This post starts a series of posts about project management. Passionate software tester must understand project management to be able to blend software testing into the process. The post is based on a remarkable book written by Johanna Rothman, Manage It!.
I found out about Johanna from Michael Bolton’s blog Developsence, and I put in my RSS reader her blog Create An Adaptable Life. She writes how to adapt our life to change. Her most famous book Manage It! opened my eyes about project management, and I would like to share with you what I learned from that book.
Let’s be honest, we all have hated our project managers at some point in time. The blame is on our ignorance about project management understanding. The project manager could not do it alone. We also must contribute.
In project management, you manage project risks.
Even in the preface of the book, I started my learning journey. From context-driven testing, we all know that context matters. You can recognize context-driven tester because it would answer your question with “It depends…” or immediately shooting you with follow up questions inquiring for more context information.
Each project is unique.
At the project start, you need to evaluate the project, the project team, and the business.

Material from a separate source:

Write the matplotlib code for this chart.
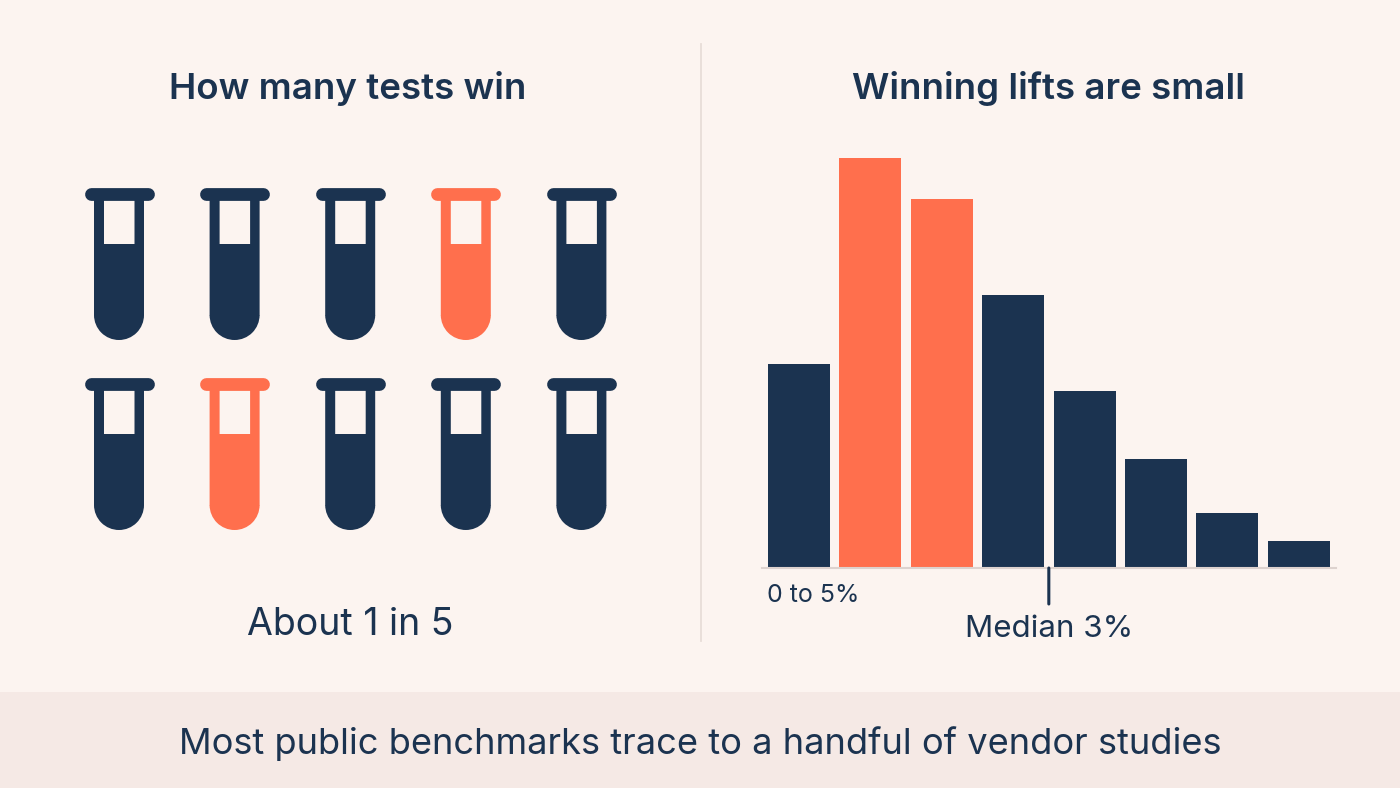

We have three types of projects:
- software project
- tangible project
- services project
The tangible and services projects are easier to measure the project because project delivery is a tangible (real, solid, visible, stable, sustainable) outcome or report on delivered service. In a software development project, you can not see the outcome. For example, the result is not the web page but the software that generates that page (HTML + CSS). This is why it is hard to measure the project to unfold.
An example of a tangible project is to learn how to solve the Rubik cube.
This book will try to help you with managing software project risks, to have insight into the project, and to set meaningful metrics that could help you see the direction of your project. It is not about best practices, but about heuristics that could be helpful in some contexts.
Heuristics are a fallible mechanisms that could help you in simplification or solving your problem [Bach, Kaner].
And remember that a software development project is a non-linear system. You will change and create new decisions to adapt to new project risks.